» Given request: Check every line below for the word "this" and copy the ones that have it.
** Begin Data **
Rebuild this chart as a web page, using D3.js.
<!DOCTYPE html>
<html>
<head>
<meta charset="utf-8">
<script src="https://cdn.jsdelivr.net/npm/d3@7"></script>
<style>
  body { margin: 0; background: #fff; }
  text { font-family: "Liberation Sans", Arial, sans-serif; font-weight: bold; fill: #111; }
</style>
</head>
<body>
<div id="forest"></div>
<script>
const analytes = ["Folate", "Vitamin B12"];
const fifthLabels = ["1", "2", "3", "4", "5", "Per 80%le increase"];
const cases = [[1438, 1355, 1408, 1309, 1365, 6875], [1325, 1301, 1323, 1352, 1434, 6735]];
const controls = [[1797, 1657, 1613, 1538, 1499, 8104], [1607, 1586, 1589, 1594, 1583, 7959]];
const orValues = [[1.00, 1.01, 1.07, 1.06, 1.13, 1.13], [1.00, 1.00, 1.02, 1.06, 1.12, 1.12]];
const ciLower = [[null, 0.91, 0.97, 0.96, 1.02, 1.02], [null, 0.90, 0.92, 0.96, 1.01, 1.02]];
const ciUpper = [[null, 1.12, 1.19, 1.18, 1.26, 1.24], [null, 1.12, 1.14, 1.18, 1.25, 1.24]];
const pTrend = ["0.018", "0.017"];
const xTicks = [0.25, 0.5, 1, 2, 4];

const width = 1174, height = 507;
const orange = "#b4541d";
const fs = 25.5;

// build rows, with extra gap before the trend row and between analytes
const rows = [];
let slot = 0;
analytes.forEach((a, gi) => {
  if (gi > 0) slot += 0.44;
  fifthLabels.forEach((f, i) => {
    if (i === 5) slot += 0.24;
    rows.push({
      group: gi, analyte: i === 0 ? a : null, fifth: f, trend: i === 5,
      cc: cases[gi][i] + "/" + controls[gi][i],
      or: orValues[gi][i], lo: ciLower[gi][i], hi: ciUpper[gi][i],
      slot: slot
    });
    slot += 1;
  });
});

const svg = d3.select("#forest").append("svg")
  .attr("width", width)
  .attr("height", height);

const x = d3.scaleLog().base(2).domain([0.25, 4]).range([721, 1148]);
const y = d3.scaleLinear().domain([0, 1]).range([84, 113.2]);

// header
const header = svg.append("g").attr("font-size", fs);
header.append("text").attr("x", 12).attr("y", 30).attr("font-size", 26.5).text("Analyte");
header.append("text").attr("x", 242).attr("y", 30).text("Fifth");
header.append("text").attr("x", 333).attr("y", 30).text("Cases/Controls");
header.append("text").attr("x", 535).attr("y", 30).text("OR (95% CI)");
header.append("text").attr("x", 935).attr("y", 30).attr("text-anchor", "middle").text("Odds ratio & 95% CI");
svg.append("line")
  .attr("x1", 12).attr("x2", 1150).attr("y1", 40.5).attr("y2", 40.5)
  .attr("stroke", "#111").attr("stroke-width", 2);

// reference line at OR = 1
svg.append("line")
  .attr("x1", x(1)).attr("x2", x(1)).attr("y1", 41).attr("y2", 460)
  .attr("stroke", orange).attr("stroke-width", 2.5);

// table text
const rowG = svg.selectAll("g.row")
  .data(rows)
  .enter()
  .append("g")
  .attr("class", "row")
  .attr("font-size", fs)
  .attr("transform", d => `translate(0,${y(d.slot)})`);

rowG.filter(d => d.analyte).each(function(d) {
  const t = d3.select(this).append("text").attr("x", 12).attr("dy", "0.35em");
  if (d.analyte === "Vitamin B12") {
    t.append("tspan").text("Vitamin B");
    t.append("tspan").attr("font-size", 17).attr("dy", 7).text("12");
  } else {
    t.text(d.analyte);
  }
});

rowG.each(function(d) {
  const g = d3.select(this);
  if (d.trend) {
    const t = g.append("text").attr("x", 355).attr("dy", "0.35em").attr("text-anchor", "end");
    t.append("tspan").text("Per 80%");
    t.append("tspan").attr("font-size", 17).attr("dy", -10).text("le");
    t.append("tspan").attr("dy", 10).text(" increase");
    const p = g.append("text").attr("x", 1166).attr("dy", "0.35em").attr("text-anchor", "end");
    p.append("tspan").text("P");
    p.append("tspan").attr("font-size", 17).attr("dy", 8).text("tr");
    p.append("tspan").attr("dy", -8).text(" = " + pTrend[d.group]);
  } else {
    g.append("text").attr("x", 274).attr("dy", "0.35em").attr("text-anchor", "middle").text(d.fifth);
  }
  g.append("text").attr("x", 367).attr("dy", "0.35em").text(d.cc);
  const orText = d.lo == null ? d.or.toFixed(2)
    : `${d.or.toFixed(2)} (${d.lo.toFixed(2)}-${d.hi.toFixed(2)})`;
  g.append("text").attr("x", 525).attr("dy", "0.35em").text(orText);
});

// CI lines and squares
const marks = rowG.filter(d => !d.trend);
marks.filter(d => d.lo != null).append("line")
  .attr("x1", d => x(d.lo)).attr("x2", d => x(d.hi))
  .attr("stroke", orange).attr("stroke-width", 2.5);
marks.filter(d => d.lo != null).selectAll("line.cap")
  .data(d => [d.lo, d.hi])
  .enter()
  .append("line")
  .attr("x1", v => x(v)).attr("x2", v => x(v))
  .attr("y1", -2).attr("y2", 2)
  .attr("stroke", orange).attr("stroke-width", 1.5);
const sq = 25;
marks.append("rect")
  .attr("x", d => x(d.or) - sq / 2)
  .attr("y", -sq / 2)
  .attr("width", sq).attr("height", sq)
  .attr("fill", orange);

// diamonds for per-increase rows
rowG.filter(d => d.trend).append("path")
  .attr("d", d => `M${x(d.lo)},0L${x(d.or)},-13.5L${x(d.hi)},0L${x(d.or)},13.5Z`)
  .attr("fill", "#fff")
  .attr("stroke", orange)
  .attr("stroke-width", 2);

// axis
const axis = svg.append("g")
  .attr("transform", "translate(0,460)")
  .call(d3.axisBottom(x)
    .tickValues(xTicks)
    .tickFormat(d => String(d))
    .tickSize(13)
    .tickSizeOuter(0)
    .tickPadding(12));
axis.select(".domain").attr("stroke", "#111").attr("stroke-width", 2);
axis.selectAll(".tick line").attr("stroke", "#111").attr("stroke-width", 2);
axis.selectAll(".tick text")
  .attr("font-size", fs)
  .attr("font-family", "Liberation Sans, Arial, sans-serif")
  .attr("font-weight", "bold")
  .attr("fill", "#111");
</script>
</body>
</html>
** End Data **
» Worked solution:
Rebuild this chart as a web page, using D3.js.
  const t = d3.select(this).append("text").attr("x", 12).attr("dy", "0.35em");
  const g = d3.select(this);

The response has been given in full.